» Problem details: Exactly as written, write out the lines below from the first to the one containing "(0,0) rectangle (1568,775);", inclusive. Pictures do not belong in the copy.

» Provided data:
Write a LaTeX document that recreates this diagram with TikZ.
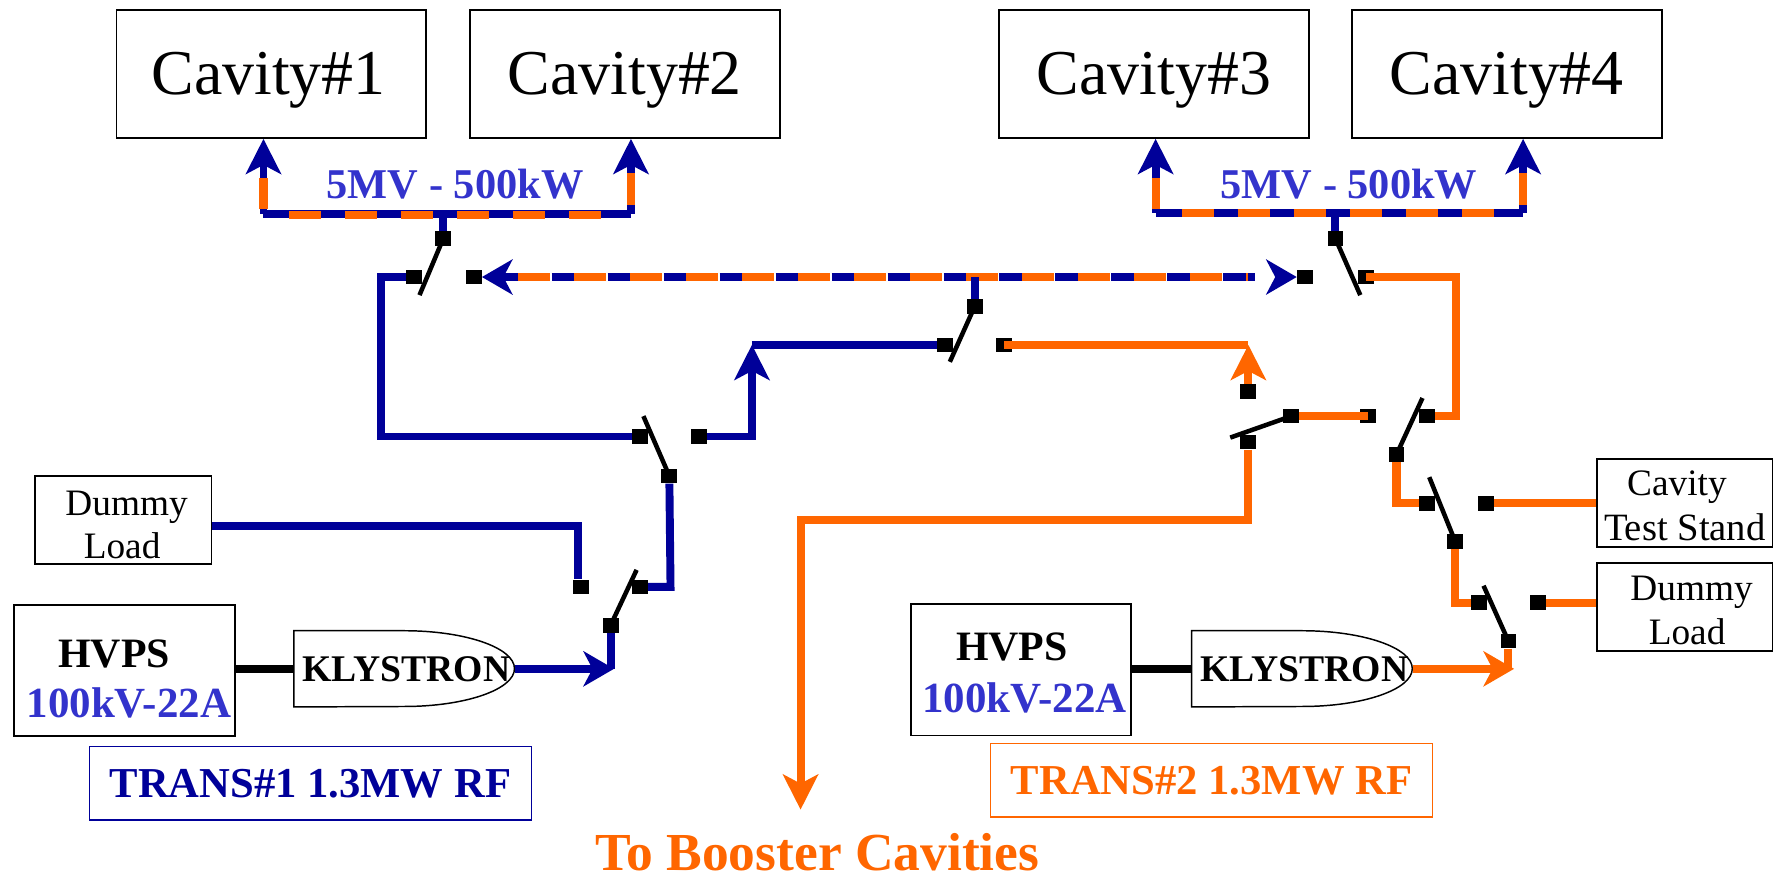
\documentclass[tikz,border=0pt]{standalone}
\usepackage{fontspec}
\setmainfont{Liberation Serif}
\usetikzlibrary{arrows.meta}
\definecolor{wireblue}{HTML}{000099}
\definecolor{wireorange}{HTML}{FF6600}
\definecolor{textblue}{HTML}{3333CC}
\tikzset{
  boxnode/.style  = {draw, line width=1.6pt, inner sep=0pt, align=center},
  cavity/.style   = {boxnode, minimum width=274pt, minimum height=113pt, text height=37pt, text depth=0pt,
                     font=\fontsize{56.5}{60}\selectfont},
  loadbox/.style  = {boxnode, minimum width=156pt, minimum height=78pt},
  loadtext/.style = {inner sep=0pt, font=\fontsize{33}{38}\selectfont},
  hvpsbox/.style  = {boxnode, minimum width=195pt, minimum height=116pt},
  klystext/.style = {inner sep=0pt, minimum width=195pt, minimum height=67pt, text height=22pt, text depth=0pt,
                     font=\fontsize{33.3}{36}\selectfont\bfseries},
  klysline/.style = {line width=1.3pt},
  transbox/.style = {draw, line width=1.3pt, inner sep=0pt, minimum width=391pt, minimum height=65pt,
                     text height=25pt, text depth=0pt, font=\fontsize{37.7}{40}\selectfont\bfseries},
  bluetext/.style = {inner sep=0pt, text=textblue, font=\fontsize{38}{40}\selectfont\bfseries},
  ratetext/.style = {bluetext, font=\fontsize{37.5}{40}\selectfont\bfseries},
  blacktext/.style = {inner sep=0pt, font=\fontsize{37}{40}\selectfont\bfseries},
  contact/.style  = {fill=black, inner sep=0pt, minimum width=14pt, minimum height=13pt},
  blade/.style    = {line width=4pt},
  hvline/.style   = {line width=7pt},
  bluewire/.style = {line width=7pt, color=wireblue},
  orangewire/.style = {line width=7.2pt, color=wireorange},
  vtip/.style     = {-{Stealth[length=31pt, width=31pt, inset=8pt]}},  % up and down
  htip/.style     = {-{Stealth[length=27pt, width=31pt, inset=8pt]}},  % sideways
  dashes/.style   = {dash pattern=on 28.3pt off 21.2pt},
}

\begin{document}
\begin{tikzpicture}[x=1pt, y=-1pt]
  \useasboundingbox (0,0) rectangle (1568,775);

  \node[cavity]  at ( 240, 65.5) (cav1)  {\hspace*{-5pt}Cavity\#1};
  \node[cavity]  at ( 552.5,65.5) (cav2)  {Cavity\#2};
  \node[cavity]  at (1020.5,65.5) (cav3)  {Cavity\#3};
  \node[cavity]  at (1332.5,65.5) (cav4)  {Cavity\#4};

  \node[loadbox] at ( 109,460)  (dummy1) {};
  \node[loadbox] at (1490,445)  (stand)  {};
  \node[loadbox] at (1490,537)  (dummy2) {};
  \node[loadtext] at ( 112,449) (dummy1a) {Dummy};
  \node[loadtext] at ( 108,483) (dummy1b) {Load};
  \node[loadtext] at (1483,431) (standa)  {Cavity};
  \node[loadtext, font=\fontsize{34.2}{38}\selectfont] at (1490,466) (standb) {Test Stand};
  \node[loadtext] at (1496,524) (dummy2a) {Dummy};
  \node[loadtext] at (1492,559) (dummy2b) {Load};

  \node[hvpsbox] at ( 110,593)  (hvps1)  {};
  \node[hvpsbox] at ( 903,592.5)(hvps2)  {};
  \node[blacktext] at ( 101,578) (hvpsa)  {HVPS};
  \node[bluetext]  at ( 114,622) (hvpsav) {100kV-22A};
  \node[blacktext] at ( 895,572) (hvpsb)  {HVPS};
  \node[bluetext]  at ( 906,617) (hvpsbv) {100kV-22A};

  \node[klystext] at ( 357.5,591.5) (klys1) {\hspace*{4pt}KLYSTRON};
  \node[klystext] at (1151.5,591.5) (klys2) {\hspace*{4pt}KLYSTRON};

  \node[transbox, draw=wireblue, text=wireblue]     at (274.5,692.5) (trans1) {TRANS\#1 1.3MW RF};
  \node[transbox, draw=wireorange, text=wireorange] at (1071.5,690) (trans2) {TRANS\#2 1.3MW RF};

  \node[inner sep=0pt, text=wireorange, font=\fontsize{47.3}{50}\selectfont\bfseries] at (723,754) (booster) {To Booster Cavities};
  \node[ratetext] at ( 402.5,163) (rating1) {5MV - 500kW};
  \node[ratetext] at (1193,163) (rating2) {5MV - 500kW};

  % switch contacts
  \node[contact] at ( 392,211) (swAc) {};
  \node[contact] at ( 366,245) (swAl) {};
  \node[contact] at ( 419,245) (swAr) {};
  \node[contact] at (1181,211) (swBc) {};
  \node[contact] at (1154,245) (swBl) {};
  \node[contact] at (1208,245) (swBr) {};
  \node[contact] at ( 862,271) (swCc) {};
  \node[contact] at ( 836,305) (swCl) {};
  \node[contact] at ( 888,305) (swCr) {};
  \node[contact] at ( 592,421) (swDc) {};
  \node[contact] at ( 566,386) (swDl) {};
  \node[contact] at ( 618,386) (swDr) {};
  \node[contact] at ( 540,553) (swEc) {};
  \node[contact] at ( 514,519) (swEl) {};
  \node[contact] at ( 566,519) (swEr) {};
  \node[contact] at (1142,368) (swFc) {};
  \node[contact] at (1104,346) (swFt) {};
  \node[contact] at (1104,391) (swFb) {};
  \node[contact] at (1235,402) (swGc) {};
  \node[contact] at (1210,368) (swGl) {};
  \node[contact] at (1262,368) (swGr) {};
  \node[contact] at (1287,479) (swHc) {};
  \node[contact] at (1262,445) (swHl) {};
  \node[contact] at (1314,445) (swHr) {};
  \node[contact] at (1334,567) (swIc) {};
  \node[contact] at (1308,533) (swIl) {};
  \node[contact] at (1360,533) (swIr) {};

  \coordinate (bladeA) at ( 371,261);
  \coordinate (bladeB) at (1203,261);
  \coordinate (bladeC) at ( 840,320);
  \coordinate (bladeD) at ( 569,368);
  \coordinate (bladeE) at ( 563,504);
  \coordinate (bladeF) at (1088,387);
  \coordinate (bladeG) at (1258,352);
  \coordinate (bladeH) at (1264,422);
  \coordinate (bladeI) at (1312,518);
  \draw[blade] (swAc.center) -- (bladeA);
  \draw[blade] (swBc.center) -- (bladeB);
  \draw[blade] (swCc.center) -- (bladeC);
  \draw[blade] (swDc.center) -- (bladeD);
  \draw[blade] (swEc.center) -- (bladeE);
  \draw[blade] (swFc.center) -- (bladeF);
  \draw[blade] (swGc.center) -- (bladeG);
  \draw[blade] (swHc.center) -- (bladeH);
  \draw[blade] (swIc.center) -- (bladeI);

  % klystron outlines
  \draw[klysline] (klys1.north west) -- (klys1.north) arc[start angle=-90, end angle=90, x radius=97.5, y radius=33.5] -- (klys1.south west) -- cycle;
  \draw[klysline] (klys2.north west) -- (klys2.north) arc[start angle=-90, end angle=90, x radius=97.5, y radius=33.5] -- (klys2.south west) -- cycle;
  \draw[hvline] (hvps1.east |- klys1.west) -- (klys1.west);
  \draw[hvline] (hvps2.east |- klys2.west) -- (klys2.west);

  % 5MV buses
  \coordinate (busAl) at ( 233,189);
  \coordinate (busAr) at ( 558,189);
  \coordinate (busBl) at (1022,188);
  \coordinate (busBr) at (1347,188);
  \draw[bluewire] (busAl) -- (busAr);
  \draw[bluewire] (busBl) -- (busBr);
  \draw[bluewire] (swAc.north) |- (busAl);
  \draw[bluewire] (swBc.north) |- (busBl);
  \draw[bluewire, vtip] (busAl) -- (busAl |- cav1.south);
  \draw[bluewire, vtip] (busAr) -- (busAr |- cav2.south);
  \draw[bluewire, vtip] (busBl) -- (busBl |- cav3.south);
  \draw[bluewire, vtip] (busBr) -- (busBr |- cav4.south);

  \coordinate (dashAl) at ( 256,190);
  \coordinate (dashAr) at ( 532,190);
  \coordinate (dashBl) at (1045,188);
  \coordinate (dashBr) at (1321,188);
  \draw[orangewire, dashes] (dashAl) -- (dashAr);
  \draw[orangewire, dashes] (dashBl) -- (dashBr);
  \draw[orangewire] (233,185) -- (233,157);
  \draw[orangewire] (558,181) -- (558,153);
  \draw[orangewire] (1022,185) -- (1022,157);
  \draw[orangewire] (1347,181) -- (1347,153);

  % transfer line between the two halves
  \coordinate (lineL) at ( 458.3,245);
  \coordinate (lineR) at (1104,245);
  \draw[bluewire, {Stealth[length=27pt, width=31pt, inset=8pt]}-{Stealth[length=27pt, width=31pt, inset=8pt]}, dash pattern=on 28.3pt off 21.2pt, dash phase=5.3pt] (swAr.east) -- (swBl.west);
  \draw[orangewire, dashes] (lineL) -- (lineR);
  \draw[bluewire] (swCc.north) -- (swCc.north |- lineL);

  % transmitter 1
  \draw[bluewire, htip] (klys1.east) -- (543,591.5);
  \draw[bluewire] (swEc.south) -- (540,592);
  \draw[bluewire] (dummy1.east |- 0,465) -- (511,465) -- (511,512);
  \draw[bluewire] (swEr.east) -- (593,519) -- (swDc.south);
  \draw[bluewire] (swDl.west) -- (337,386) -- (337,245) -- (swAl.west);
  \draw[bluewire, vtip] (swDr.east) -- (665,386) -- (665,305);
  \draw[bluewire] (665,305) -- (swCl.west);

  % transmitter 2
  \draw[orangewire, htip] (klys2.east) -- (1339,591.5);
  \draw[orangewire] (swIc.south) -- (1334,592);
  \draw[orangewire] (swIl.west) -- (1287,533) -- (swHc.south);
  \draw[orangewire] (swHl.west) -- (1235,445) -- (swGc.south);
  \draw[orangewire] (swHr.east) -- (stand.west |- swHr);
  \draw[orangewire] (swIr.east) -- (dummy2.west |- swIr);
  \draw[orangewire] (swGr.east) -- (1288,368) -- (1288,245) -- (swBr.center);
  \draw[orangewire] (swFc.east) -- (swGl.center);
  \draw[orangewire, vtip] (swFb.south) -- (1104,460) -- (708,460) -- (708,716);
  \draw[orangewire, vtip] (swFt.north) -- (1104,305);
  \draw[orangewire] (swCr.center) -- (1104,305);
\end{tikzpicture}
\end{document}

» Exercise result:
Write a LaTeX document that recreates this diagram with TikZ.
\documentclass[tikz,border=0pt]{standalone}
\usepackage{fontspec}
\setmainfont{Liberation Serif}
\usetikzlibrary{arrows.meta}
\definecolor{wireblue}{HTML}{000099}
\definecolor{wireorange}{HTML}{FF6600}
\definecolor{textblue}{HTML}{3333CC}
\tikzset{
  boxnode/.style  = {draw, line width=1.6pt, inner sep=0pt, align=center},
  cavity/.style   = {boxnode, minimum width=274pt, minimum height=113pt, text height=37pt, text depth=0pt,
                     font=\fontsize{56.5}{60}\selectfont},
  loadbox/.style  = {boxnode, minimum width=156pt, minimum height=78pt},
  loadtext/.style = {inner sep=0pt, font=\fontsize{33}{38}\selectfont},
  hvpsbox/.style  = {boxnode, minimum width=195pt, minimum height=116pt},
  klystext/.style = {inner sep=0pt, minimum width=195pt, minimum height=67pt, text height=22pt, text depth=0pt,
                     font=\fontsize{33.3}{36}\selectfont\bfseries},
  klysline/.style = {line width=1.3pt},
  transbox/.style = {draw, line width=1.3pt, inner sep=0pt, minimum width=391pt, minimum height=65pt,
                     text height=25pt, text depth=0pt, font=\fontsize{37.7}{40}\selectfont\bfseries},
  bluetext/.style = {inner sep=0pt, text=textblue, font=\fontsize{38}{40}\selectfont\bfseries},
  ratetext/.style = {bluetext, font=\fontsize{37.5}{40}\selectfont\bfseries},
  blacktext/.style = {inner sep=0pt, font=\fontsize{37}{40}\selectfont\bfseries},
  contact/.style  = {fill=black, inner sep=0pt, minimum width=14pt, minimum height=13pt},
  blade/.style    = {line width=4pt},
  hvline/.style   = {line width=7pt},
  bluewire/.style = {line width=7pt, color=wireblue},
  orangewire/.style = {line width=7.2pt, color=wireorange},
  vtip/.style     = {-{Stealth[length=31pt, width=31pt, inset=8pt]}},  % up and down
  htip/.style     = {-{Stealth[length=27pt, width=31pt, inset=8pt]}},  % sideways
  dashes/.style   = {dash pattern=on 28.3pt off 21.2pt},
}

\begin{document}
\begin{tikzpicture}[x=1pt, y=-1pt]
  \useasboundingbox (0,0) rectangle (1568,775);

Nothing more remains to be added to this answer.